CMC’s Rural Telecon 2000 bridges the `digital divide’ |

CMC’s Rural Telecon 2000 bridges the `digital divide’

Aspen Times staff report

The 2000 Rural Telecommunications Conference, coordinated by Colorado Mountain College, comes to the Aspen Institute Oct. 1 through Oct. 4.

Residents living outside big cities can’t reach the full potential of cyberspace because they don’t have access to high-speed broadband Internet service. The conference is intended to help erase that “digital divide,” the invisible but concrete technological barrier separating rural communities from urban centers.

Toni Black, conference operations director, says the event will not be a “talking head” kind of conference. Instead, she says, it will create interactive situations for optimum learning.

CMC helped bring together two events, the Colorado Advanced Technology Institute and the Aspen Internet Technology Festival, that became the Telecommunications Conference in 1997.

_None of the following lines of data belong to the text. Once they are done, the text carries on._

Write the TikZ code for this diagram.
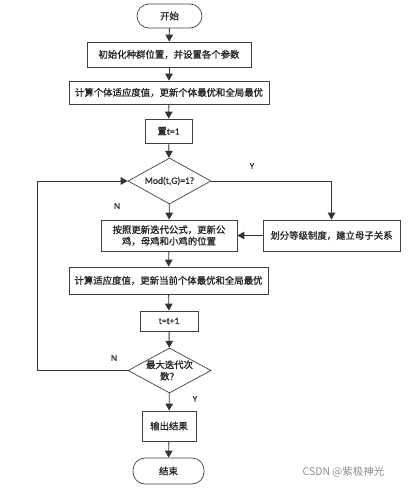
\documentclass[tikz,border=0pt]{standalone}
\usepackage{fontspec}
\setmainfont[FakeBold=1.2]{Noto Sans CJK SC}
\newfontfamily\wmf{Noto Sans CJK SC}
\newfontfamily\latf[FakeBold=0.6]{Carlito}
\usetikzlibrary{shapes.geometric,arrows.meta}
\tikzset{
  every node/.style={font=\fontsize{9.4}{11.5}\selectfont, text=black!85},
  proc/.style={draw=black!75, line width=0.7pt, rectangle, inner sep=0pt, align=center},
  term/.style={draw=black!75, line width=0.7pt, rectangle, rounded corners=12pt, inner sep=0pt},
  dia/.style={draw=black!75, line width=0.7pt, diamond, inner sep=0pt, minimum width=83pt, minimum height=46pt},
  lbl/.style={font=\latf\fontsize{9}{10}\selectfont, inner sep=0pt},
  arr/.style={draw=black!80, line width=0.9pt, -{Triangle[width=7.5pt,length=7pt]}},
  ln/.style={draw=black!80, line width=0.9pt}
}
\begin{document}
\begin{tikzpicture}[x=1pt,y=-1pt]
\useasboundingbox (0,0) rectangle (412,488);
\node[term, minimum width=65pt, minimum height=24pt] (start) at (169.5,16) {开始};
\node[proc, minimum width=164pt, minimum height=25pt] (b1) at (169,54.5) {初始化种群位置，并设置各个参数};
\node[proc, minimum width=200pt, minimum height=23pt] (b2) at (169,92.5) {计算个体适应度值，更新个体最优和全局最优};
\node[proc, minimum width=47pt, minimum height=24pt] (b3) at (168.5,131) {置{\latf t=1}};
\node[dia] (d1) at (169.5,181) {};
\node[inner sep=0pt, font=\latf\fontsize{9.5}{11}\selectfont] (d1t) at (d1.center) {Mod(t,G)=1?};
\node[proc, minimum width=136pt, minimum height=31pt] (u) at (169,235.5) {按照更新迭代公式，更新公\\鸡，母鸡和小鸡的位置};
\node[proc, minimum width=137pt, minimum height=31pt] (r) at (331.5,235.5) {划分等级制度，建立母子关系};
\node[proc, minimum width=199pt, minimum height=27pt] (b5) at (168.5,280.5) {计算适应度值，更新当前个体最优和全局最优};
\node[proc, minimum width=58pt, minimum height=20pt] (b6) at (169,321) {\latf t=t+1};
\node[dia, minimum height=45pt] (d2) at (169.5,370.5) {};
\node[inner sep=0pt, align=center] (d2t) at (d2.center) {最大迭代次\\数？};
\node[proc, minimum width=54pt, minimum height=30pt] (out) at (169,426) {输出结果};
\node[term, minimum width=71pt, minimum height=26pt] (end) at (168.5,471) {结束};
\coordinate (lb) at (37,370.5);
\coordinate (lt) at (37,181);
\node[lbl] (y1) at (252,166) {Y};
\node[lbl] (n1) at (117,206) {N};
\node[lbl] (n2) at (114,358) {N};
\node[lbl] (y2) at (195,399) {Y};
\node[font=\wmf\fontsize{10.5}{12}\selectfont, text=black!45, inner sep=0pt] (wm) at (343.5,472) {CSDN @紫极神光};
\draw[arr] (start) -- (b1);
\draw[arr] (b1) -- (b2);
\draw[arr] (b2) -- (b3);
\draw[arr] (b3) -- (d1);
\draw[arr] (d1) -- (u);
\draw[arr] (d1.east) -| (r.north);
\draw[arr] (r) -- (u);
\draw[arr] (u) -- (b5);
\draw[arr] (b5) -- (b6);
\draw[arr] (b6) -- (d2);
\draw[arr] (d2) -- (out);
\draw[arr] (out) -- (end);
\draw[ln] (d2.west) -- (lb) -- (lt);
\draw[arr] (lt) -- (d1.west);
\end{tikzpicture}
\end{document}
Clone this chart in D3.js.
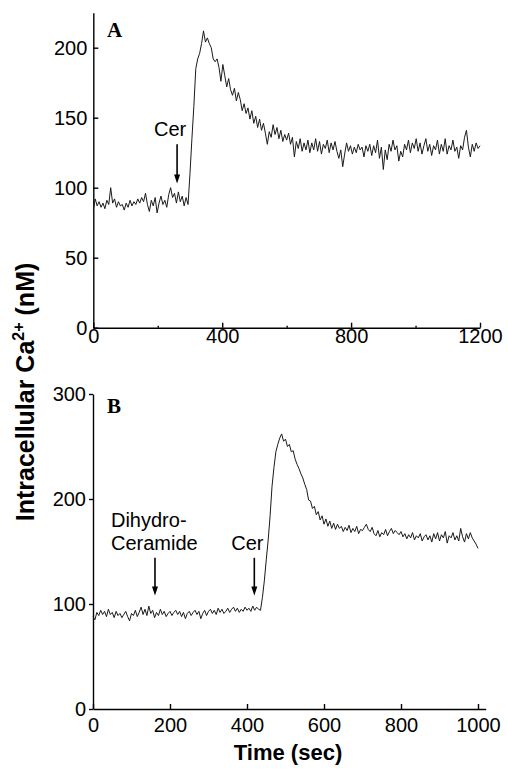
<!DOCTYPE html>
<html>
<head>
<meta charset="utf-8">
<script src="https://cdn.jsdelivr.net/npm/d3@7"></script>
<style>
  html, body { margin: 0; padding: 0; background: #fff; }
  svg { display: block; }
  text { fill: #000; }
</style>
</head>
<body>
<svg id="chart" width="507" height="770"></svg>
<script>
// Panel A: ceramide alone. Readings every 6 s from 0 to 1200 s (nM)
const stepA = 6;
const caA = [
  84, 92, 87, 90, 86, 89, 85, 91, 88, 100, 89, 92, 86, 90, 87, 88, 84, 89, 86, 91,
  87, 90, 88, 92, 89, 93, 90, 96, 88, 83, 91, 87, 93, 82, 89, 94, 88, 91, 86, 95,
  100, 93, 96, 89, 97, 90, 94, 87, 93, 88, 110, 135, 158, 185, 192, 196, 203, 212, 204, 207,
  203, 200, 192, 190, 192, 186, 176, 188, 180, 172, 178, 170, 166, 171, 162, 168, 163, 155, 160, 153,
  157, 149, 155, 146, 151, 143, 149, 141, 146, 139, 131, 140, 136, 145, 138, 143, 135, 141, 133, 138,
  134, 139, 131, 136, 122, 133, 128, 135, 126, 132, 127, 134, 125, 132, 127, 135, 126, 133, 124, 131,
  128, 134, 125, 132, 127, 133, 126, 121, 127, 115, 124, 132, 126, 130, 124, 129, 125, 131, 127, 129,
  122, 130, 126, 131, 123, 130, 125, 134, 121, 129, 113, 127, 120, 131, 126, 134, 127, 130, 119, 126,
  122, 131, 127, 134, 125, 132, 128, 135, 126, 132, 124, 130, 135, 126, 131, 123, 130, 127, 134, 124,
  131, 126, 135, 124, 130, 127, 134, 126, 129, 121, 130, 127, 136, 141, 129, 122, 131, 126, 132, 128,
  130
];

// Panel B: dihydroceramide, then ceramide. Readings every 5 s from 0 to 1000 s (nM)
const stepB = 5;
const caB = [
  88, 85, 92, 89, 94, 90, 93, 88, 95, 90, 92, 87, 93, 89, 91, 87, 90, 93, 88, 84,
  91, 89, 94, 88, 92, 97, 90, 95, 89, 98, 91, 94, 87, 92, 89, 95, 90, 93, 88, 91,
  93, 89, 92, 94, 90, 93, 88, 92, 86, 91, 93, 89, 92, 94, 90, 93, 86, 91, 94, 89,
  93, 95, 91, 94, 90, 96, 92, 95, 91, 93, 96, 92, 95, 97, 93, 96, 92, 95, 93, 97,
  94, 96, 93, 98, 94, 97, 95, 94, 106, 122, 142, 161, 184, 212, 230, 245, 252, 258, 262, 255,
  257, 250, 252, 245, 246, 238, 233, 229, 224, 220, 214, 209, 199, 198, 191, 193, 185, 188, 180, 184,
  176, 181, 174, 179, 172, 177, 171, 176, 172, 174, 169, 173, 170, 175, 168, 172, 169, 174, 167, 171,
  170, 173, 176, 171, 169, 173, 167, 165, 170, 164, 168, 166, 171, 165, 169, 172, 167, 170, 168, 166,
  169, 164, 167, 162, 166, 163, 168, 161, 165, 163, 167, 160, 164, 166, 161, 165, 159, 167, 162, 168,
  160, 166, 163, 169, 158, 165, 163, 168, 161, 165, 160, 172, 164, 159, 167, 162, 168, 163, 160, 157,
  153
];

// agonist additions (s)
const addsA = [{ t: 260, lines: ["Cer"] }];
const addsB = [{ t: 161, lines: ["Dihydro-", "Ceramide"] }, { t: 419, lines: ["Cer"] }];

const ticksAx = [0, 400, 800, 1200];
const minorAx = [200, 600, 1000];
const ticksAy = [0, 50, 100, 150, 200];
const ticksBx = [0, 200, 400, 600, 800, 1000];
const ticksBy = [0, 100, 200, 300];

const sans = "Liberation Sans, Arial, Helvetica, sans-serif";
const svg = d3.select("#chart");
const seriesA = caA.map((v, i) => ({ t: i * stepA, v }));
const seriesB = caB.map((v, i) => ({ t: i * stepB, v }));

function panel(cfg) {
  const g = svg.append("g");
  const x = cfg.x, y = cfg.y;

  g.append("g")
    .attr("transform", `translate(0,${y(0)})`)
    .call(d3.axisBottom(x).tickValues(cfg.xt).tickFormat(d3.format("d"))
      .tickSizeInner(-5).tickSizeOuter(0).tickPadding(cfg.xpad));
  if (cfg.minor) {
    g.append("g")
      .attr("transform", `translate(0,${y(0)})`)
      .call(d3.axisBottom(x).tickValues(cfg.minor).tickSizeInner(-2).tickSizeOuter(0).tickFormat(""))
      .select(".domain").remove();
  }
  g.append("g")
    .attr("transform", `translate(${x(0)},0)`)
    .call(d3.axisLeft(y).tickValues(cfg.yt).tickFormat(d3.format("d"))
      .tickSizeInner(cfg.ytick).tickSizeOuter(0).tickPadding(cfg.ypad));

  g.selectAll(".domain, .tick line").attr("stroke", "#000").attr("stroke-width", 1.4);
  g.selectAll(".tick text").style("font-size", "20px").style("font-family", sans);

  const line = d3.line().x(d => x(d.t)).y(d => y(d.v));
  g.append("path")
    .datum(cfg.data)
    .attr("d", line)
    .attr("fill", "none")
    .attr("stroke", "#1a1a1a")
    .attr("stroke-width", 1)
    .attr("stroke-linejoin", "round");

  // arrows marking additions
  cfg.adds.forEach(a => {
    const ax = x(a.t), top = y(cfg.arrow[0]), bot = y(cfg.arrow[1]);
    g.append("line")
      .attr("x1", ax).attr("x2", ax).attr("y1", top).attr("y2", bot - 7)
      .attr("stroke", "#000").attr("stroke-width", 1.6);
    g.append("path")
      .attr("d", `M${ax - 3},${bot - 9}L${ax + 3},${bot - 9}L${ax},${bot}Z`)
      .attr("fill", "#000");
    const multi = a.lines.length > 1;
    const tx = multi ? ax - 44 : ax - 7;
    const t = g.append("text")
      .style("font-family", sans).style("font-size", "20px")
      .attr("text-anchor", multi ? "start" : "middle")
      .attr("y", top - 8 - (a.lines.length - 1) * 23);
    a.lines.forEach((s, i) => {
      t.append("tspan").attr("x", tx).attr("dy", i ? 23 : 0).text(s);
    });
  });

  g.append("text")
    .attr("x", 107).attr("y", cfg.letterY)
    .style("font-family", "Liberation Serif, Times New Roman, serif")
    .style("font-weight", "bold").style("font-size", "21px")
    .text(cfg.letter);
}

panel({
  data: seriesA,
  x: d3.scaleLinear().domain([0, 1200]).range([93.3, 480]),
  y: d3.scaleLinear().domain([0, 225]).range([327.7, 12.7]),
  xt: ticksAx, minor: minorAx, yt: ticksAy,
  xpad: 1, ytick: -5, ypad: 6,
  adds: addsA, arrow: [131, 103],
  letter: "A", letterY: 37
});

panel({
  data: seriesB,
  x: d3.scaleLinear().domain([0, 1020]).range([93, 485.7]),
  y: d3.scaleLinear().domain([0, 300]).range([709, 394]),
  xt: ticksBx, minor: null, yt: ticksBy,
  xpad: 9, ytick: 4, ypad: 3,
  adds: addsB, arrow: [144, 108],
  letter: "B", letterY: 413
});

// shared axis titles
const yt = svg.append("text")
  .attr("transform", "translate(34,392) rotate(-90)")
  .attr("text-anchor", "middle")
  .style("font-family", sans).style("font-weight", "bold").style("font-size", "25px");
yt.append("tspan").text("Intracellular Ca");
yt.append("tspan").style("font-size", "16px").attr("dy", -10).text("2+");
yt.append("tspan").attr("dy", 10).text(" (nM)");

svg.append("text")
  .attr("x", 288).attr("y", 760)
  .attr("text-anchor", "middle")
  .style("font-family", sans).style("font-weight", "bold").style("font-size", "22px")
  .text("Time (sec)");
</script>
</body>
</html>
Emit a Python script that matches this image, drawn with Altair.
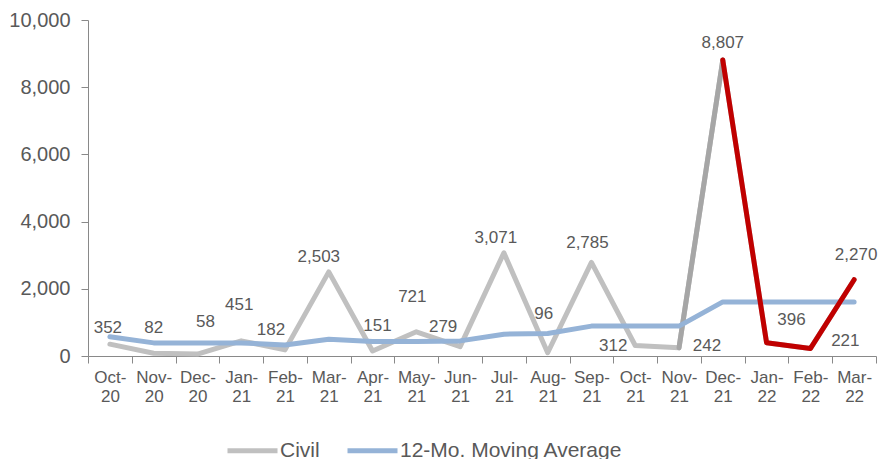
import altair as alt
import pandas as pd

months = ["Oct-20", "Nov-20", "Dec-20", "Jan-21", "Feb-21", "Mar-21", "Apr-21", "May-21",
          "Jun-21", "Jul-21", "Aug-21", "Sep-21", "Oct-21", "Nov-21", "Dec-21", "Jan-22",
          "Feb-22", "Mar-22"]
civil = [352, 82, 58, 451, 182, 2503, 151, 721, 279, 3071, 96, 2785, 312, 242, 8807, 396, 221, 2270]
moving_avg = [570, 390, 390, 390, 330, 500, 430, 430, 450, 650, 670, 890, 890, 890, 1610, 1610, 1610, 1610]
series_names = ["Civil", "12-Mo. Moving Average"]
dark_months = ["Nov-21", "Dec-21"]
red_months = ["Dec-21", "Jan-22", "Feb-22", "Mar-22"]

# data-label nudges (pixels, relative to each point) as placed in the original
label_dx = [-2, 0, 8, -2, -14, -10, 5, -4, -17, -8, -4, -4, -22, 28, 0, 25, 35, 2]
label_dy = [-16, -25, -32, -36, -20, -15, -25, -35, -20, -15, -39, -19, 0, -2, -17, -23, -8, -25]

FONT = "Liberation Sans"
TXT = "#595959"
AXIS = "#898989"

rows = []
for i, m in enumerate(months):
    rows.append({"month": m, "value": int(civil[i]), "series": series_names[0], "idx": i})
for i, m in enumerate(months):
    rows.append({"month": m, "value": int(moving_avg[i]), "series": series_names[1], "idx": i})
df = pd.DataFrame(rows)
civ = df[df.series == series_names[0]].reset_index(drop=True)
ma = df[df.series == series_names[1]].reset_index(drop=True)
df_dark = civ[civ.month.isin(dark_months)].reset_index(drop=True)
df_red = civ[civ.month.isin(red_months)].reset_index(drop=True)

x = alt.X("month:N", sort=months, title=None,
          scale=alt.Scale(type="band", paddingInner=0, paddingOuter=0),
          axis=alt.Axis(labelAngle=0, tickBand="extent", tickSize=7, tickColor=AXIS,
                        domainColor=AXIS, labelColor=TXT, labelFont=FONT, labelFontSize=17,
                        labelLineHeight=19, labelPadding=6,
                        labelExpr="[slice(datum.label,0,4), slice(datum.label,4)]"))
y = alt.Y("value:Q", title=None,
          scale=alt.Scale(domain=[0, 10000], nice=False),
          axis=alt.Axis(values=[0, 2000, 4000, 6000, 8000, 10000], format=",d", grid=False,
                        tickSize=7, tickColor=AXIS, domainColor=AXIS, labelColor=TXT,
                        labelFont=FONT, labelFontSize=20, labelPadding=11))

color_scale = alt.Scale(domain=series_names, range=["#c0c0c0", "#95b3d7"])
color = alt.Color("series:N", scale=color_scale,
                  legend=alt.Legend(title=None, orient="none", direction="horizontal",
                                    legendX=137, legendY=403,
                                    symbolType="stroke", symbolStrokeWidth=5, symbolSize=2500,
                                    labelFont=FONT, labelFontSize=21, labelColor=TXT,
                                    labelLimit=400, columnPadding=17, labelOffset=0))

line_style = dict(strokeWidth=5, strokeJoin="round", strokeCap="round")

gray = alt.Chart(civ).mark_line(**line_style).encode(x=x, y=y, order="idx:Q", color=color)
dark = alt.Chart(df_dark).mark_line(color="#a6a6a6", **line_style).encode(x=x, y=y, order="idx:Q")
blue = alt.Chart(ma).mark_line(**line_style).encode(x=x, y=y, order="idx:Q", color=color)
red = alt.Chart(df_red).mark_line(color="#c00000", **line_style).encode(x=x, y=y, order="idx:Q")

label_layers = []
for i, m in enumerate(months):
    label_layers.append(
        alt.Chart(civ[civ.month == m]).mark_text(
            font=FONT, fontSize=17, color=TXT, baseline="middle", align="center",
            dx=label_dx[i], dy=label_dy[i]
        ).encode(x=x, y=y, text=alt.Text("value:Q", format=",d"))
    )

chart = alt.layer(gray, dark, blue, red, *label_layers).properties(
    width=788, height=336,
    autosize=alt.AutoSizeParams(type="none"),
    padding={"left": 80, "top": 12, "right": 2, "bottom": 110},
).configure_view(strokeWidth=0)

chart.save("out.html", embed_options={"renderer": "svg", "actions": False})
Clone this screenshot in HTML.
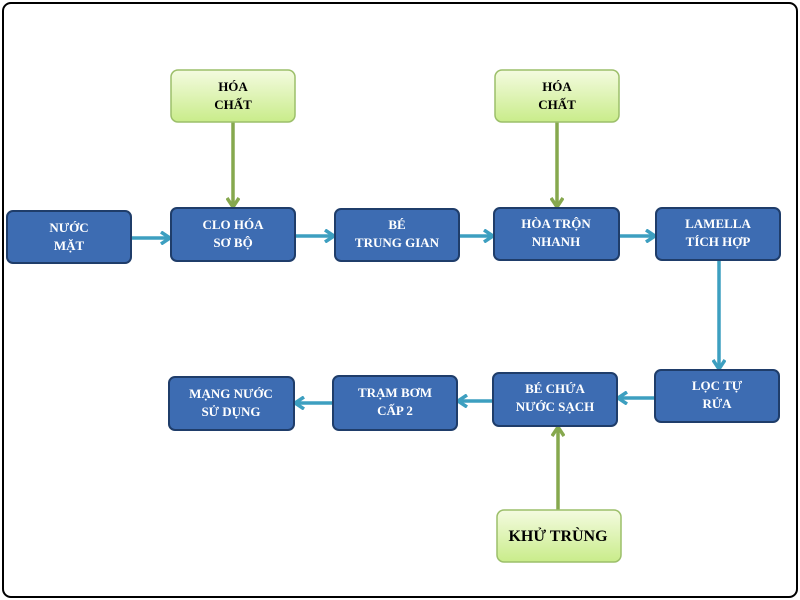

America Online will present its AOL Rural Telecommunications Leadership Awards during the conference. These awards recognize outstanding achievement in rural community development.

Rural Telecon 2000 is not for people who are technological junkies, a press release says, but rather for people and communities that want to make the most of the technology they already have and to acquire future technology to meet their specific needs and objectives. The conference aims to humanize the technology machine by offering a friendly and approachable seminar that addresses important rural and economic development issues.

On-site registration for Rural Telecon 2000 will begin on Sunday, Oct. 1, at 11 a.m. at the Aspen Meadows lobby on the Aspen Institute campus. Registration Monday will be at the Paepcke Building at the Aspen Institute, starting at 7:30 a.m. The registration fee is $225.